Longtime Austin American Statesman writer Michael Corcoran wrote in a remembrance of his friend Grulke that he was "a music man. He bought tons of records and worked with bands and eventually rose through the ranks of South By Southwest to become creative director in the mid-'90s. The reason that 2,000 acts play SXSW every year, instead of a more manageable 700 or 800 is, in part, because Grulke just wanted more, more, more when it came to music."

Corcoran's tribute mentioned an album Grulke co-produced (""Bands On the Block"), a mid-80s Austin anthem he co-wrote ("I'm Sorry, I Can't Rock You All Night Long") and the impact he had doing sound for touring bands (Wild Seeds, and the True Believers).

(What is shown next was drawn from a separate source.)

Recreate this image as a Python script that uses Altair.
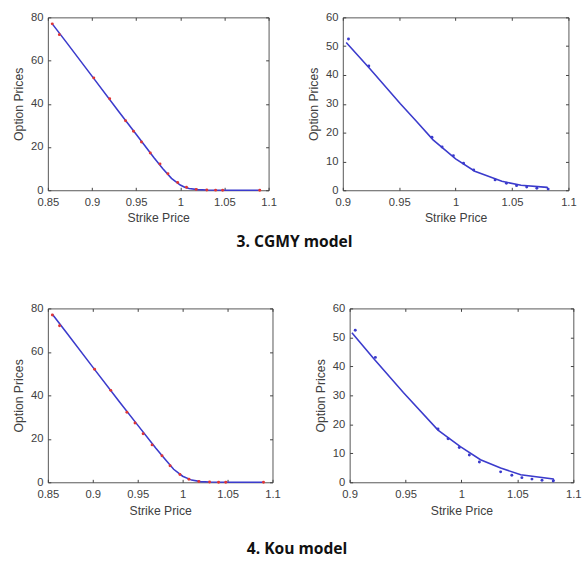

Even though Grulke wasn't a native Austinite, Corcoran noted his affinity the "Live Music Capital of the World." Grulke had moved to Austin from the suburbs of Houston in the early-80s to attend the University of Texas. Quoting an interview with Lynn Margolis Grulke explained: "I lived in New York for a bit, I lived in Los Angeles for a bit and I lived in San Francisco for a bit pursuing my career in music, and I got quote unquote better jobs in all those places. They were certainly much better paying, they were more professional, but I didn't like the environment as much. And so, like a lot of the musicians, I came back to Austin… This is my home, even if its difficult for me to make a living here, I'd rather be in Austin."